Мизантроп, которого показал нам г-н Эме Кларион, этот юный брюзга, красноречивый, но чуть вяловатый, не без основания возмутил критиков – если исходить из того, что за каждой ролью стоит традиция, которой актер обязан придерживаться; и надо признать, что эта точка зрения представляется единственно возможной, когда традиция восходит как в данном случае, к самому Мольеру. Но, с другой стороны, неоспоримо, что трактовка, предложенная г-ном Кларионом, если и расходится с общепринятой, то, по нашему суждению, соответствует подводным течениям в характере Альсеста, хотя, быть может и не того Альсеста, которого задумал Мольер; но великие создания человеческого гения обладают свойством жить собственной жизнью, неподвластной намерениям автора и не ограниченной их пределами.
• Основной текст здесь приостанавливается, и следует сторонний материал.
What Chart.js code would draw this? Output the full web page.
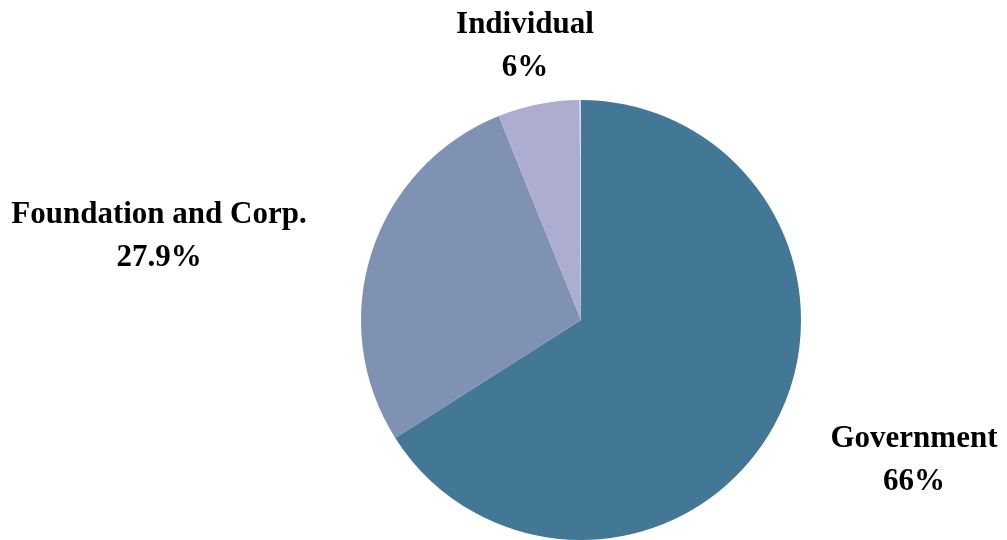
<!DOCTYPE html>
<html>
<head>
<meta charset="utf-8">
<script src="https://cdn.jsdelivr.net/npm/chart.js@4"></script>
<style>
  html, body { margin: 0; padding: 0; background: #fff; }
  #wrap { width: 1007px; height: 540px; }
</style>
</head>
<body>
<div id="wrap"><canvas id="pieChart" width="1007" height="540"></canvas></div>
<script>
// Funding sources (percent)
const categories = ['Government', 'Foundation and Corp.', 'Individual', 'Other'];
const shares = [66, 27.9, 6, 0.1];
const sliceColors = ['#437796', '#7f92b3', '#adadcf', '#dcd6ec'];

// label anchor (center x, first baseline y) for each labelled slice
const labelAnchors = [[914, 447], [159, 223], [525, 33], null];

const labelPlugin = {
    id: 'outsideLabels',
    afterDatasetsDraw(chart) {
        const c = chart.ctx;
        c.save();
        c.fillStyle = '#000';
        c.font = 'bold 31px "Liberation Serif", "Times New Roman", serif';
        c.textAlign = 'center';
        c.textBaseline = 'alphabetic';
        chart.data.labels.forEach((lab, i) => {
            const a = labelAnchors[i];
            if (!a) return;
            c.fillText(lab, a[0], a[1]);
            c.fillText(shares[i] + '%', a[0], a[1] + 43);
        });
        c.restore();
    }
};

const ctx = document.getElementById('pieChart').getContext('2d');
const pieChart = new Chart(ctx, {
    type: 'pie',
    data: {
        labels: categories,
        datasets: [{
            data: shares,
            backgroundColor: sliceColors,
            borderWidth: 0
        }]
    },
    options: {
        responsive: false,
        animation: false,
        layout: { padding: { top: 100, bottom: 0, left: 361, right: 206 } },
        plugins: {
            legend: { display: false },
            tooltip: { enabled: false }
        }
    },
    plugins: [labelPlugin]
});
</script>
</body>
</html>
Впрочем, отношение Альсеста к любви, отнюдь не умаляя его в наших глазах, волнует нас тем сильнее, что, следя за горестными перипетиями его судьбы, мы ни на миг не забываем о личной драме самого Мольера *; Альсест успокаивает нас, мы говорим себе: «Таким он и был, вот сокровенные тайны его сердца, вот так он страдал...» Но ведь в отличие от Мизантропа Мольер-то не был молодым дворянином, живущим в праздности: переутомленный, измученный комедиант, он остается выше всего того, что смешит нас в юном Альсесте. У Мольера, создателя целого мира, в который он вдохнул жизнь, страдание Альсеста обретает трагизм.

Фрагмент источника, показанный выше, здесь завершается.